GIVEN TASK: For the data below, work out how many lines contain the word "document" and supply only that number.

DATA PROVIDED:

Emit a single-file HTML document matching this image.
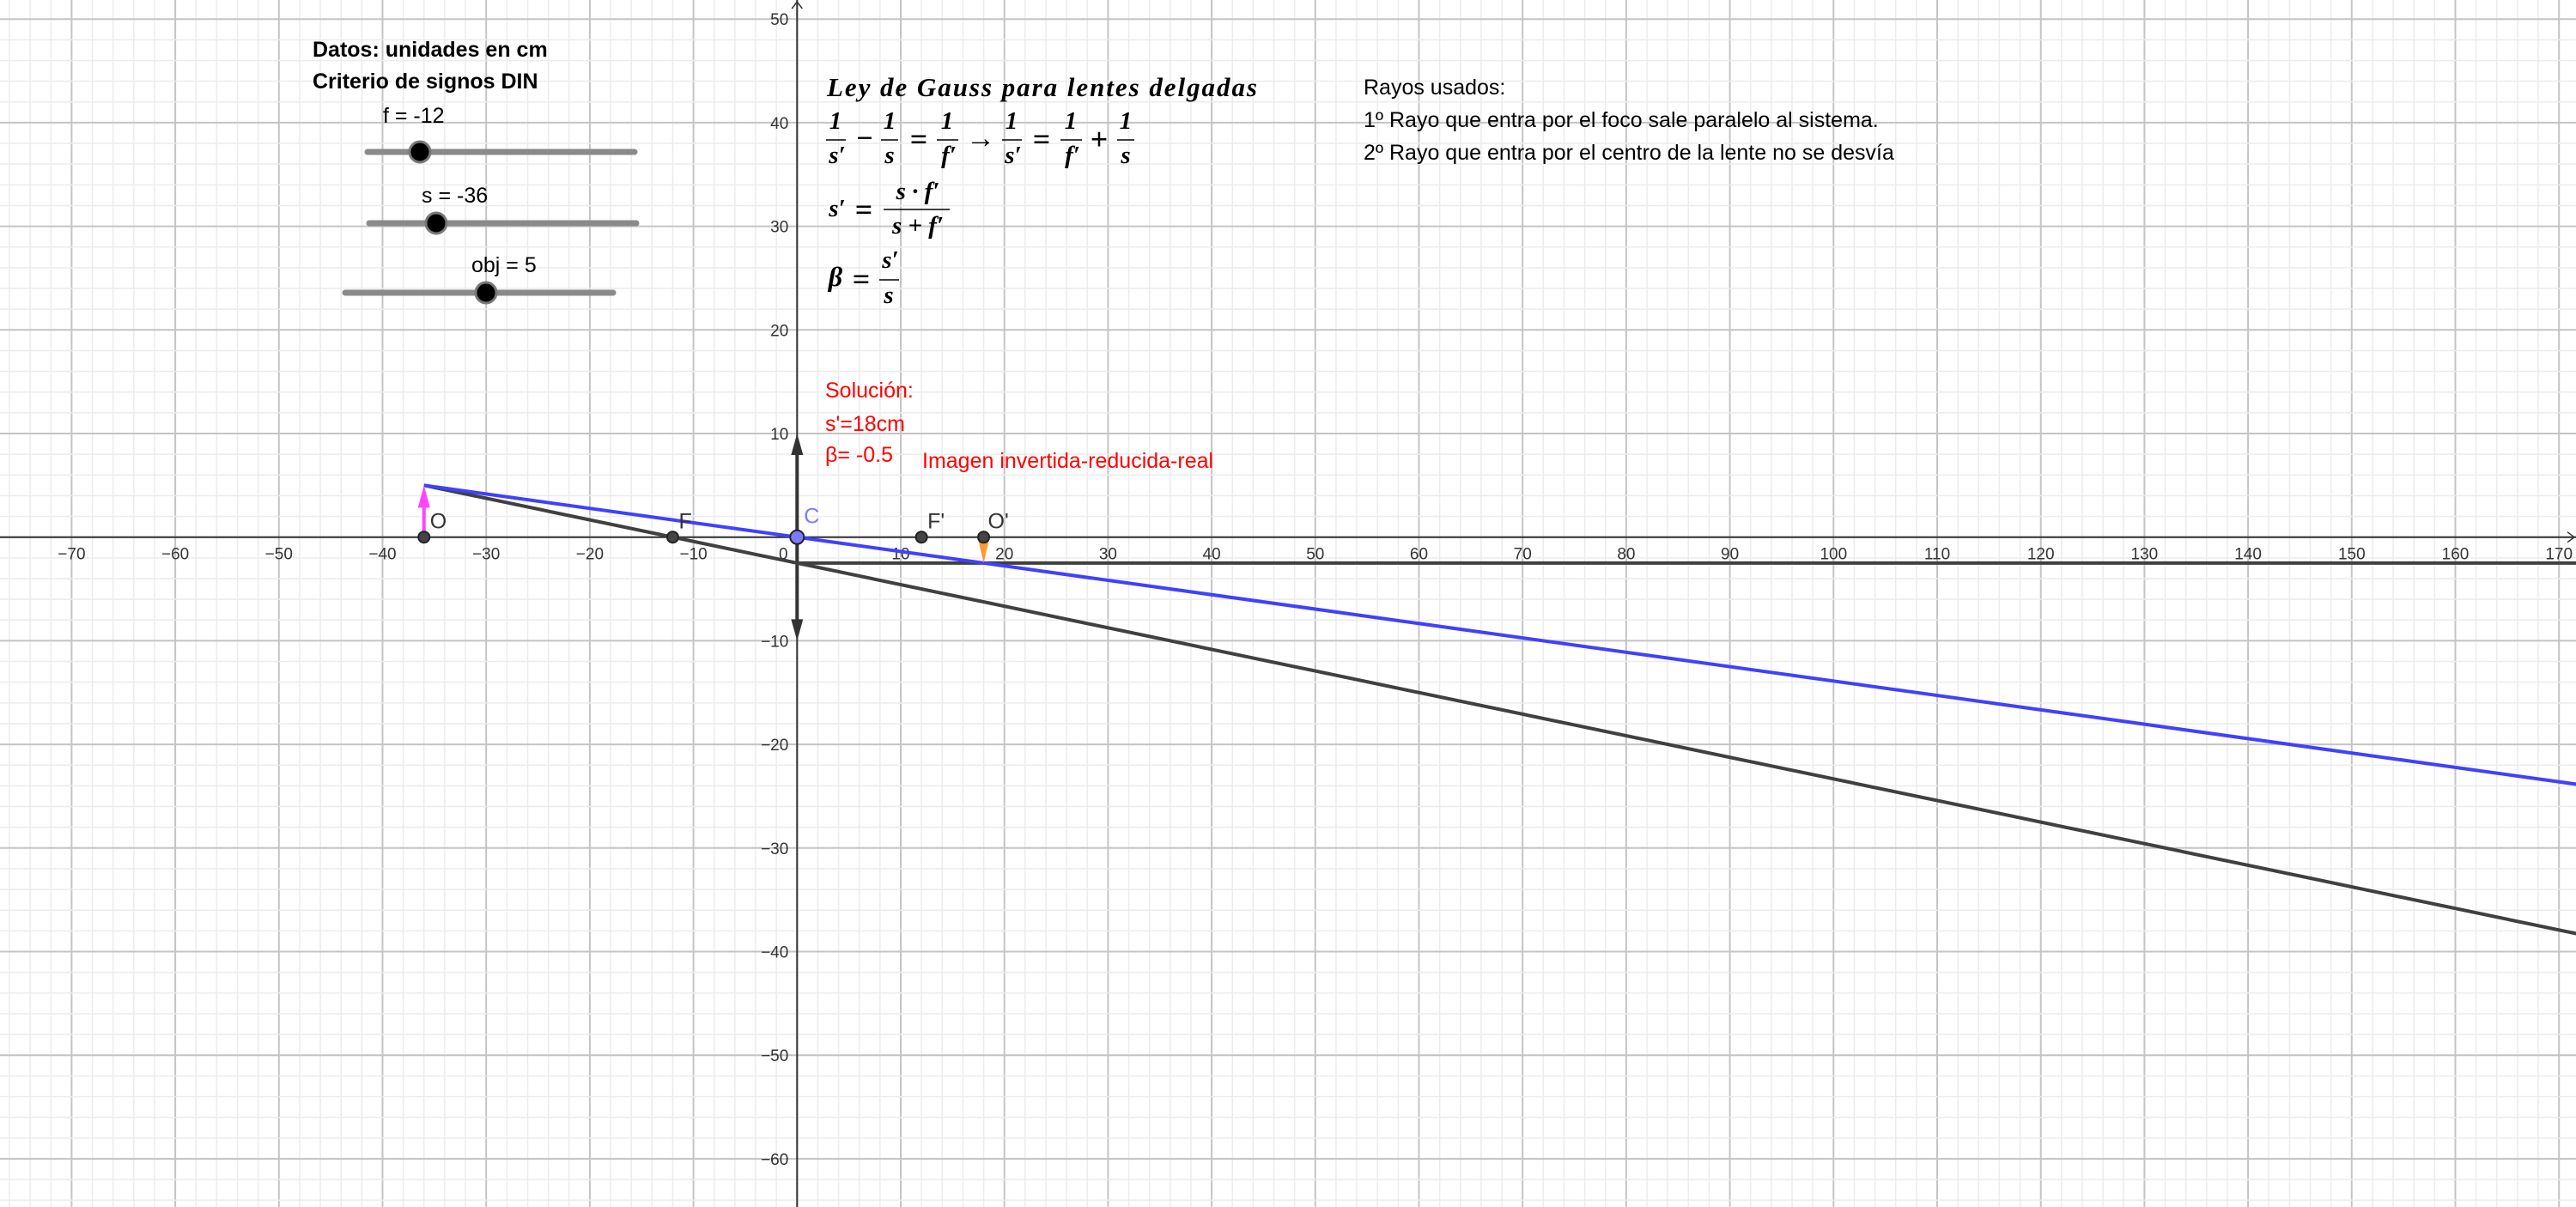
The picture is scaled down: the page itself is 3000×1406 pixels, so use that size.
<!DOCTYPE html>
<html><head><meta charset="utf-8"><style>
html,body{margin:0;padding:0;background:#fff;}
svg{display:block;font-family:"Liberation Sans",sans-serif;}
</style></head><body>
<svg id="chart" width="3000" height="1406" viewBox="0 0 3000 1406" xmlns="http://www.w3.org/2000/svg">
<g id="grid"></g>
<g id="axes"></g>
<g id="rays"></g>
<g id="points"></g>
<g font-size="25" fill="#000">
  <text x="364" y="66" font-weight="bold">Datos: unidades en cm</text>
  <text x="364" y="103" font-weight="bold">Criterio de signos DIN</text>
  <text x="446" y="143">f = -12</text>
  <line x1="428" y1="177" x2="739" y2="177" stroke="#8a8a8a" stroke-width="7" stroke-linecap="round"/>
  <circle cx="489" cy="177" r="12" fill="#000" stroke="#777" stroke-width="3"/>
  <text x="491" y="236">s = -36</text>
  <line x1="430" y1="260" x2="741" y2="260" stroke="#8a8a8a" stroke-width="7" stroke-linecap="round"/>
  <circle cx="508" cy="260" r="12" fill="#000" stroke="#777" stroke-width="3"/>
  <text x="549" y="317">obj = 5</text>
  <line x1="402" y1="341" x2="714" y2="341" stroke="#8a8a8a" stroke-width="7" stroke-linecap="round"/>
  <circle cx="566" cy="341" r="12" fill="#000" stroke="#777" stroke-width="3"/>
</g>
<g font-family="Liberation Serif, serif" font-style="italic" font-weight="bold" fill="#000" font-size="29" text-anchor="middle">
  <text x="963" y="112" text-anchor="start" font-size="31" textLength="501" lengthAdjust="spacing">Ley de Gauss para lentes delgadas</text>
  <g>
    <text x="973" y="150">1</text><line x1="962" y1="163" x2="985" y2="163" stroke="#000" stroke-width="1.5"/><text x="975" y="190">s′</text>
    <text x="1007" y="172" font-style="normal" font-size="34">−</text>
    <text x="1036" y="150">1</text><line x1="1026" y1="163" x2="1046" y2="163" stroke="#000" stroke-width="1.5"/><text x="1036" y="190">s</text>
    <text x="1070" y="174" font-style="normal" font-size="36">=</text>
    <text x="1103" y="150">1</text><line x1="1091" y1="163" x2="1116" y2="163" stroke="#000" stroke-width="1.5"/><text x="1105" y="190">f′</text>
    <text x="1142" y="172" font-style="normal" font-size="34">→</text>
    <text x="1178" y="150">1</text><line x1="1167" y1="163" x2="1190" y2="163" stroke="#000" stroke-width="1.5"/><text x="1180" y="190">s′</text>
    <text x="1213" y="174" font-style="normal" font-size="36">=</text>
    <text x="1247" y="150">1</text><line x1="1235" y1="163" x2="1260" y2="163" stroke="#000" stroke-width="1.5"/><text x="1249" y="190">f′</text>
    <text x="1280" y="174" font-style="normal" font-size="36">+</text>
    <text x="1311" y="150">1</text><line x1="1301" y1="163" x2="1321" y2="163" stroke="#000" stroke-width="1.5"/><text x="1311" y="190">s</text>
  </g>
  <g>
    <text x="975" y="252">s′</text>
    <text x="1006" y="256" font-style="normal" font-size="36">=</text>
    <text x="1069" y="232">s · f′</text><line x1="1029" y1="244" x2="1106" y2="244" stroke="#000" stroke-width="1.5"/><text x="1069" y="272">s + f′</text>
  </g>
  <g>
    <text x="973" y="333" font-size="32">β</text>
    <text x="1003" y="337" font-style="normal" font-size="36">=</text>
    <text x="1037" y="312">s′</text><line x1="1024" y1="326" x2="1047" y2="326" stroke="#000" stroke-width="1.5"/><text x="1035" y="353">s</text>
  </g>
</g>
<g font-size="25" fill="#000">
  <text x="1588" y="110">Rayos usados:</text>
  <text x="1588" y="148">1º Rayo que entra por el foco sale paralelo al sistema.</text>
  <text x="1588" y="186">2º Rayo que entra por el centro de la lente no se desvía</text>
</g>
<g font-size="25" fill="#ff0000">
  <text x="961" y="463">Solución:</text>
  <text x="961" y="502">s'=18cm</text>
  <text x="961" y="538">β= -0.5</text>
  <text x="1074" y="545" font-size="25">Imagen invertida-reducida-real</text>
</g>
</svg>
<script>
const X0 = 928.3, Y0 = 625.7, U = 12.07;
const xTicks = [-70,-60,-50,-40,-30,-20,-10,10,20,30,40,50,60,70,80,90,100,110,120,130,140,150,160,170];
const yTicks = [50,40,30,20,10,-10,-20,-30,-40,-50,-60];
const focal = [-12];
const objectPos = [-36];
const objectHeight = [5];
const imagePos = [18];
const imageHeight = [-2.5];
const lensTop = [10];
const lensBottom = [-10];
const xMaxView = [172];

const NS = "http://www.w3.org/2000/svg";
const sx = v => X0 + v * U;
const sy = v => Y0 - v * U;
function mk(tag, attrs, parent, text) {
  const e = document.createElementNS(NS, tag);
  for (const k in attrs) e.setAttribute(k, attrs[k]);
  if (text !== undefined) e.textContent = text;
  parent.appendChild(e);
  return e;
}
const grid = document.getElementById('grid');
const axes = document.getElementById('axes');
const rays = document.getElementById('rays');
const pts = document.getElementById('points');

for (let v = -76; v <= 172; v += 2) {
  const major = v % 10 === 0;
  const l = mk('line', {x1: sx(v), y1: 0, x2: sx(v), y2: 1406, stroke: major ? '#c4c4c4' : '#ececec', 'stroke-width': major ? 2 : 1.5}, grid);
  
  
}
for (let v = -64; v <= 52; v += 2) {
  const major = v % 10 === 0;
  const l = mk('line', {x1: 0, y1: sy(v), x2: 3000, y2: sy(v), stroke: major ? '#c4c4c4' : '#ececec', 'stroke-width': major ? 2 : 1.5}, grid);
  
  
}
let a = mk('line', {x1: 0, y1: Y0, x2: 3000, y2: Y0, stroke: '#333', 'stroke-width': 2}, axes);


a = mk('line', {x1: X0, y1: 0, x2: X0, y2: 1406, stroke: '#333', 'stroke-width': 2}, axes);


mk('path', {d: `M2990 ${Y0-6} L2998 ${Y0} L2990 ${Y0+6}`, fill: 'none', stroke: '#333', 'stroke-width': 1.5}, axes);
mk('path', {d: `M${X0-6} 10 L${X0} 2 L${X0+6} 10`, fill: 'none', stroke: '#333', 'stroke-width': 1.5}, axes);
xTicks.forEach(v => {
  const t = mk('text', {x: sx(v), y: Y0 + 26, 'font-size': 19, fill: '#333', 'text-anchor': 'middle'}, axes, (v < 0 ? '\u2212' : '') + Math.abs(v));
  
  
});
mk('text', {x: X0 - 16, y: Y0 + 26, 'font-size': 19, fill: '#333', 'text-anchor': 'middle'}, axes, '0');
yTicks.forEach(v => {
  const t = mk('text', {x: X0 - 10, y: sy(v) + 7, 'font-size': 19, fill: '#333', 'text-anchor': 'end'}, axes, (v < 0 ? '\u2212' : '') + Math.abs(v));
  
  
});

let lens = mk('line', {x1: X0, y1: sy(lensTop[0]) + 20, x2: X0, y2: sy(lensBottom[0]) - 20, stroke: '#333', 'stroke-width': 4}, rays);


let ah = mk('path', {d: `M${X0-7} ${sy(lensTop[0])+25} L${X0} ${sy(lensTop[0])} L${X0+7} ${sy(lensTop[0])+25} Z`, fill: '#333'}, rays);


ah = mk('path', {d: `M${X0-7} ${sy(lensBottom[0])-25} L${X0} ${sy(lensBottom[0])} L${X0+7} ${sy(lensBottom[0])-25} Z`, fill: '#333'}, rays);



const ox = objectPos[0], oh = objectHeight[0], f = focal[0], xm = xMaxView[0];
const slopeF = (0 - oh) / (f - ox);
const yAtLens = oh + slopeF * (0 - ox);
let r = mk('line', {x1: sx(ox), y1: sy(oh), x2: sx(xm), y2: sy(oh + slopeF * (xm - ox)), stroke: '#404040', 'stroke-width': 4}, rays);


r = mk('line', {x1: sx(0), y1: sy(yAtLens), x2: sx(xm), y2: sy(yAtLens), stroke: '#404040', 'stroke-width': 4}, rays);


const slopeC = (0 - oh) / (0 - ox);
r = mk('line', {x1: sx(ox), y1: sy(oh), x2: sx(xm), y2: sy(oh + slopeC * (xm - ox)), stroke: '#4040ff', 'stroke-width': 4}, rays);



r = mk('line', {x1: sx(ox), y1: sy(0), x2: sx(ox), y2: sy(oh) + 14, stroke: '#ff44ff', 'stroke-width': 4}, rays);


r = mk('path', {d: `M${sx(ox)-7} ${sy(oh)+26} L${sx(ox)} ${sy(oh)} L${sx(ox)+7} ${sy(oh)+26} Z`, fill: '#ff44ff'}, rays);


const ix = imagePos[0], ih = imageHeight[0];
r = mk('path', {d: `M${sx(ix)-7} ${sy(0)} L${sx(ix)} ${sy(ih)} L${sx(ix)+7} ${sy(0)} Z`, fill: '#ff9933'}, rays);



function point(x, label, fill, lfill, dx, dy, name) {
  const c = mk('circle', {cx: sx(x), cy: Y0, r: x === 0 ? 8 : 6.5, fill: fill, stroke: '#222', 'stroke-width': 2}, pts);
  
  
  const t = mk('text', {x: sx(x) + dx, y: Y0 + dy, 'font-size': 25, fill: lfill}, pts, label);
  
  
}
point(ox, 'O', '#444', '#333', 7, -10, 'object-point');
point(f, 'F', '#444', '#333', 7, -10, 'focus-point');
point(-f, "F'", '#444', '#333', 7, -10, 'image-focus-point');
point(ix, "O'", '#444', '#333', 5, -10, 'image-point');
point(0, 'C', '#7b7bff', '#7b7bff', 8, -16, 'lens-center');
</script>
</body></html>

OUTPUT FOR THIS TASK: 6